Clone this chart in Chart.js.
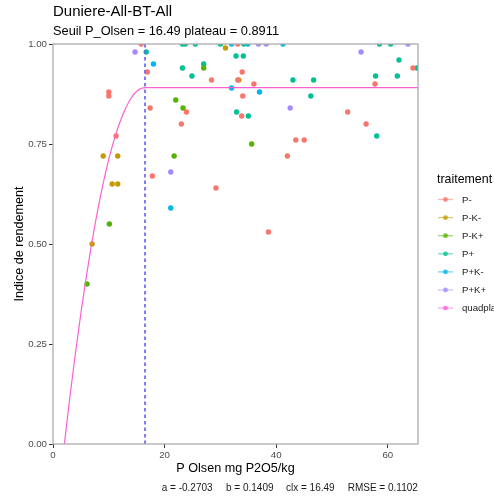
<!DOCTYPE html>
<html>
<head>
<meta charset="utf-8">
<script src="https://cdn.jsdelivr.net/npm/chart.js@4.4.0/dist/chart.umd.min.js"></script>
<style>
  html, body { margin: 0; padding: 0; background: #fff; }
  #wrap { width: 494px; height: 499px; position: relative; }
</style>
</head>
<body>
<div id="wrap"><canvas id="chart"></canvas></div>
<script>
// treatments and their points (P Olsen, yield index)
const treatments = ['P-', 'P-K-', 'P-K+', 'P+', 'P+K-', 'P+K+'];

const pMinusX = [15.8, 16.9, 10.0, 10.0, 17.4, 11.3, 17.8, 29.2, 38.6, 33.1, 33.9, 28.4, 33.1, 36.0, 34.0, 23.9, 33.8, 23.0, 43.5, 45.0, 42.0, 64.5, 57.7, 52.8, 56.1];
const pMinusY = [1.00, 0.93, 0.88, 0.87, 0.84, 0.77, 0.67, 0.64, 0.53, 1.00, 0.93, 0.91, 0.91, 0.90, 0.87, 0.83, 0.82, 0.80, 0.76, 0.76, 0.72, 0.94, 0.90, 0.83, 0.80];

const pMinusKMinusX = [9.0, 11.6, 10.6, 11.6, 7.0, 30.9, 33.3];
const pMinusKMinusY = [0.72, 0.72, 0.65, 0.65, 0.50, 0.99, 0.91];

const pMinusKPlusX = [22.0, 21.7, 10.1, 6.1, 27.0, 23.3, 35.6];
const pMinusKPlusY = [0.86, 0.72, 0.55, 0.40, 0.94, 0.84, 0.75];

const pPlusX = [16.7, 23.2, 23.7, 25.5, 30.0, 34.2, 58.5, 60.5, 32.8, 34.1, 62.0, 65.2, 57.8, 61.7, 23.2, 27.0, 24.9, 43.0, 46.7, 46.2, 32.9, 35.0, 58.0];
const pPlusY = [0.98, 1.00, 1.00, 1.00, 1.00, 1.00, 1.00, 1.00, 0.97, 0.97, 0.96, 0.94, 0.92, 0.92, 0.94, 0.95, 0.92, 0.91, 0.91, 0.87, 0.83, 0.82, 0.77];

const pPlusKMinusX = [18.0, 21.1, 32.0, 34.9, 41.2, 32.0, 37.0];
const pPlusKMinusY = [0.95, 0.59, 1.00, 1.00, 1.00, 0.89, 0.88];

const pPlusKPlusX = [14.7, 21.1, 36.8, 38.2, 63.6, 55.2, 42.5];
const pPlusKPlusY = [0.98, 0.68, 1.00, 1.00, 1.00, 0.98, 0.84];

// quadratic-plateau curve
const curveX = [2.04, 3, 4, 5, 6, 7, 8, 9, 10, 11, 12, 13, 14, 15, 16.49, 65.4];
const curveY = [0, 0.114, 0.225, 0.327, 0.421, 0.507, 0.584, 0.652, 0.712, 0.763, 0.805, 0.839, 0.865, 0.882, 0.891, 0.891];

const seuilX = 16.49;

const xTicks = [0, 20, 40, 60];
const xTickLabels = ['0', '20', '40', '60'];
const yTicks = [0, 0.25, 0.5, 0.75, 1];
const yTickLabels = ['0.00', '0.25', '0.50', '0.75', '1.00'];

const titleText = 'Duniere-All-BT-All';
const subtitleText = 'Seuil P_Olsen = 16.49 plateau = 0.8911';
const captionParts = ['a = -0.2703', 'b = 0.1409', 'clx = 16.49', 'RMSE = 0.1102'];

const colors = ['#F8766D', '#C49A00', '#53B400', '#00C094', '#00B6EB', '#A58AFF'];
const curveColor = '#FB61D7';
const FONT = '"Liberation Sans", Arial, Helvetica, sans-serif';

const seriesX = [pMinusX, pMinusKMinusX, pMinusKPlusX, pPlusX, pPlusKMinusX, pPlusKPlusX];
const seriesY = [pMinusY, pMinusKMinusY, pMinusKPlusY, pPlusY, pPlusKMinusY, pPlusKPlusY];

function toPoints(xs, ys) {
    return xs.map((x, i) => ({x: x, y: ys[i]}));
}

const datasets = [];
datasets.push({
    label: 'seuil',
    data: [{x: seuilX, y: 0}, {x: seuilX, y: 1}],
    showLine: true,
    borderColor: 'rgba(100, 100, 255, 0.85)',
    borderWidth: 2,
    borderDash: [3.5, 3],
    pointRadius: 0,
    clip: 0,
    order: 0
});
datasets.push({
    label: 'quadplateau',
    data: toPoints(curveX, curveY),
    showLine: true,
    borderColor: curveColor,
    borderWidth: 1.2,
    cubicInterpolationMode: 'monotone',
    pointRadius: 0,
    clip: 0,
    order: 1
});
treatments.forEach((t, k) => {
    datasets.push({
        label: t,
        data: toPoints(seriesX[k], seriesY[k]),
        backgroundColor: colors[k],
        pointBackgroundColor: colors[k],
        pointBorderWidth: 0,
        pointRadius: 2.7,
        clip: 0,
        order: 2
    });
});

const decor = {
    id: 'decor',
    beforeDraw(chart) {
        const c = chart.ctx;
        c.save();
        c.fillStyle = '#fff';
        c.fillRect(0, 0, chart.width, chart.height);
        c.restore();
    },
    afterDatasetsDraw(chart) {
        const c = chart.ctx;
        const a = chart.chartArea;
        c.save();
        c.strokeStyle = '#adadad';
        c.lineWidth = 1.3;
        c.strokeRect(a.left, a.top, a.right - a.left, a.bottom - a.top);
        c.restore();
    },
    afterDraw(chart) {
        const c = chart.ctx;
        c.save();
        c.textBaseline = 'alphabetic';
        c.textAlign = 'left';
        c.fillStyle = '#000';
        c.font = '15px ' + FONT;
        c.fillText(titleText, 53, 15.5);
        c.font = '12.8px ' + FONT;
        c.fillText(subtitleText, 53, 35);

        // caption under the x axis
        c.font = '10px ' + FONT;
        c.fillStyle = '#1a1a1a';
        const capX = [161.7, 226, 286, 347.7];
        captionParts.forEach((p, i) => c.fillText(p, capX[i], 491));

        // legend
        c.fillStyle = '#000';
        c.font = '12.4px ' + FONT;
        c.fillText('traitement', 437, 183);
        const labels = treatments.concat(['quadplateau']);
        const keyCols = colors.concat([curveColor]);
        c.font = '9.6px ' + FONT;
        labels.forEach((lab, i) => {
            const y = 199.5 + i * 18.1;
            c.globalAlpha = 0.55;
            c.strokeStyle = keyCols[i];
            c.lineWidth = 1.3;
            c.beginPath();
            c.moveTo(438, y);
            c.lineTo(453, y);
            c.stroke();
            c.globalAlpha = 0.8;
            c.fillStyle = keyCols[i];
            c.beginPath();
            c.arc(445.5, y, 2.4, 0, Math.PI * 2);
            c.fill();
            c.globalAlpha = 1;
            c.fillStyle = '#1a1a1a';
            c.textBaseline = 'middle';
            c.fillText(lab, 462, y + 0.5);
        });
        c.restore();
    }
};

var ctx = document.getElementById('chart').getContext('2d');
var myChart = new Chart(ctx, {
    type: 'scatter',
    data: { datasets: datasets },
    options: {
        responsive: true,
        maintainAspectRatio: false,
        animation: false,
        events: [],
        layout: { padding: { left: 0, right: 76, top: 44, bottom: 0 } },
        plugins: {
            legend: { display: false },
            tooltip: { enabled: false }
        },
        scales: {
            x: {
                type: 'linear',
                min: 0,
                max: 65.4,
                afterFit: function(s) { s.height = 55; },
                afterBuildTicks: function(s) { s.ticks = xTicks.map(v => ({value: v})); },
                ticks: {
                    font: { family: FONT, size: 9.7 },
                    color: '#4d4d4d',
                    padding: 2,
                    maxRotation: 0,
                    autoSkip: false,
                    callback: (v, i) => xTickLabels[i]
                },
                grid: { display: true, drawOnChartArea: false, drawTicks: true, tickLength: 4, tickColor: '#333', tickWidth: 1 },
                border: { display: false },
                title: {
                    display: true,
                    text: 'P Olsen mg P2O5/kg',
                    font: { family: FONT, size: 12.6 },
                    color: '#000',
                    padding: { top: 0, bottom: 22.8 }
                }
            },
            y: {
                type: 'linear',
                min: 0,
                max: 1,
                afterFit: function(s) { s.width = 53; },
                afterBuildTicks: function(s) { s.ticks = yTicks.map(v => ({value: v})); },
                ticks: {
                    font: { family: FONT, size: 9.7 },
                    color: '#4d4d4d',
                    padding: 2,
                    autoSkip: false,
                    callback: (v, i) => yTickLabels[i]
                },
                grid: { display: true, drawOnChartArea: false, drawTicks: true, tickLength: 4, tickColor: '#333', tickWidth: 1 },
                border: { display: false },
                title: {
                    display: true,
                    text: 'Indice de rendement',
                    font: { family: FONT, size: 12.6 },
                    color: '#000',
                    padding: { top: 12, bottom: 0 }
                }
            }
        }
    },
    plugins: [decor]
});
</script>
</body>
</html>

+===+

## Exercise details
Restate each line from the start of the listing through the line bearing "const pMinusKPlusY = [0.86, 0.72, 0.55, 0.40, 0.94, 0.84, 0.75];" word for word. Drop the pictures.

## Task solution
Clone this chart in Chart.js.
<!DOCTYPE html>
<html>
<head>
<meta charset="utf-8">
<script src="https://cdn.jsdelivr.net/npm/chart.js@4.4.0/dist/chart.umd.min.js"></script>
<style>
  html, body { margin: 0; padding: 0; background: #fff; }
  #wrap { width: 494px; height: 499px; position: relative; }
</style>
</head>
<body>
<div id="wrap"><canvas id="chart"></canvas></div>
<script>
// treatments and their points (P Olsen, yield index)
const treatments = ['P-', 'P-K-', 'P-K+', 'P+', 'P+K-', 'P+K+'];

const pMinusX = [15.8, 16.9, 10.0, 10.0, 17.4, 11.3, 17.8, 29.2, 38.6, 33.1, 33.9, 28.4, 33.1, 36.0, 34.0, 23.9, 33.8, 23.0, 43.5, 45.0, 42.0, 64.5, 57.7, 52.8, 56.1];
const pMinusY = [1.00, 0.93, 0.88, 0.87, 0.84, 0.77, 0.67, 0.64, 0.53, 1.00, 0.93, 0.91, 0.91, 0.90, 0.87, 0.83, 0.82, 0.80, 0.76, 0.76, 0.72, 0.94, 0.90, 0.83, 0.80];

const pMinusKMinusX = [9.0, 11.6, 10.6, 11.6, 7.0, 30.9, 33.3];
const pMinusKMinusY = [0.72, 0.72, 0.65, 0.65, 0.50, 0.99, 0.91];

const pMinusKPlusX = [22.0, 21.7, 10.1, 6.1, 27.0, 23.3, 35.6];
const pMinusKPlusY = [0.86, 0.72, 0.55, 0.40, 0.94, 0.84, 0.75];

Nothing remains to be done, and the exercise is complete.